**WHAT YOU HAVE TO DO**
What do the lines from the top of the data through the line with "const data = categories.map((name, i)" say? Quote them exactly and include both ends.

**DATA SECTION**
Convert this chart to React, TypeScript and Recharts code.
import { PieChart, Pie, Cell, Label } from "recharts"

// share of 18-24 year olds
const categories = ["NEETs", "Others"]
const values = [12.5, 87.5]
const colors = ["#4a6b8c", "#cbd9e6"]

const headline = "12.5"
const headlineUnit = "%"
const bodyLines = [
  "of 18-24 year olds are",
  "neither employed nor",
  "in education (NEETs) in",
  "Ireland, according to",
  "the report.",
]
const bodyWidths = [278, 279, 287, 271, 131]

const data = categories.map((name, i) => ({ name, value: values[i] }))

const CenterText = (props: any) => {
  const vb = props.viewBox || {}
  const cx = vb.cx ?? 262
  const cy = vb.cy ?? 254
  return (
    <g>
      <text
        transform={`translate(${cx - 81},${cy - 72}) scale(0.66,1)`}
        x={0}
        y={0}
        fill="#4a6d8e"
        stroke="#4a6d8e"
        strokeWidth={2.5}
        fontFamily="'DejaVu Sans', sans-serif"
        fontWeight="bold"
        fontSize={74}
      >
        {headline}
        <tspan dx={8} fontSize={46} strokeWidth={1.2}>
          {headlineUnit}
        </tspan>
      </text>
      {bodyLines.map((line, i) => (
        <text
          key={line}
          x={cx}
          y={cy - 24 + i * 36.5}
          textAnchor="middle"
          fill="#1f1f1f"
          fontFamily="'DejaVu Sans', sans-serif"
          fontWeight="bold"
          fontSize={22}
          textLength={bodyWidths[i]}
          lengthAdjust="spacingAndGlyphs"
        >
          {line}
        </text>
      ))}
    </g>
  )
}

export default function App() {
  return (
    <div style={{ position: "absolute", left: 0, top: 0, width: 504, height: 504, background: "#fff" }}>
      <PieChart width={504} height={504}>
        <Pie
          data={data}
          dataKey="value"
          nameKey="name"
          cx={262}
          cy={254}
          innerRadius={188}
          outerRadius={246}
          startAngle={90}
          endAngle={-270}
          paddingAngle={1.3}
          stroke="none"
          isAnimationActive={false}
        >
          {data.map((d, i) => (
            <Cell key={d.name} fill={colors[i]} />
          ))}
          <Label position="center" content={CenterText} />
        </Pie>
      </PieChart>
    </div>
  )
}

**REPLY**
Convert this chart to React, TypeScript and Recharts code.
import { PieChart, Pie, Cell, Label } from "recharts"

// share of 18-24 year olds
const categories = ["NEETs", "Others"]
const values = [12.5, 87.5]
const colors = ["#4a6b8c", "#cbd9e6"]

const headline = "12.5"
const headlineUnit = "%"
const bodyLines = [
  "of 18-24 year olds are",
  "neither employed nor",
  "in education (NEETs) in",
  "Ireland, according to",
  "the report.",
]
const bodyWidths = [278, 279, 287, 271, 131]

const data = categories.map((name, i) => ({ name, value: values[i] }))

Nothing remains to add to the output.